Nut Pound Cake: Savory and Nutty Flavor

Pound cake

This time, I made a pound cake with mixed nuts.

The result was excellent, with a wonderful, savory nutty aroma. Since nuts don’t have a lot of moisture, the pound cake didn’t get sticky, which made it easy to work with.

Japanese link: Nut Pound Cake Recipe

Nut Pound Cake Recipe: Ingredients

# Ingredients Grams (g) Calories (kcal) Price (yen) Notes
1 Egg 60 91 ¥20 1 medium egg
2 Flour 50 184 ¥10
3 Canola oil 20 184 ¥7
4 Sugar 50 194 ¥15
5 Salt 0.5 0 ¥0 A pinch
6 Milk 10 7 ¥2
7 Mixed nuts 30 182 ¥64
(Total) 220.5g 842kcal ¥118

Calories and prices are approximate values.

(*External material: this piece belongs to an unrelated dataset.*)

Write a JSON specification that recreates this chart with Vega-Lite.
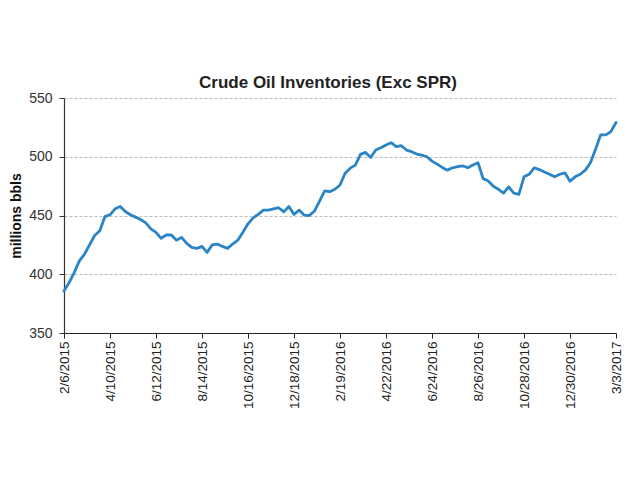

Nut Pound Cake Recipe: Instructions

(1) I beat the egg whites with a hand mixer for about one minute. Once stiff peaks formed, I added 10g of sugar and mixed again for a few more seconds until they became glossy and white (the sugar helps prevent the meringue from collapsing).

(2) In a separate bowl, I added one egg yolk, 40g of sugar, 10g of milk, and 50g of flour and mixed well with a hand mixer.

(3) I added the meringue from (1) and the crushed nuts to the mixture from (2) and stirred with a spatula until the color was uniform (being careful not to crush the meringue).

(4) I poured the mixture from (3) into the cake pan, tapped the bottom of the pan a dozen or so times to remove air bubbles, and placed it in the oven (preheated). I baked it at 180°C for about 10 minutes and then at 160°C for about 20 minutes. The savory, nutty aroma was wonderful. Since nuts don’t add a lot of moisture, the pound cake didn’t get sticky, which made the process easy.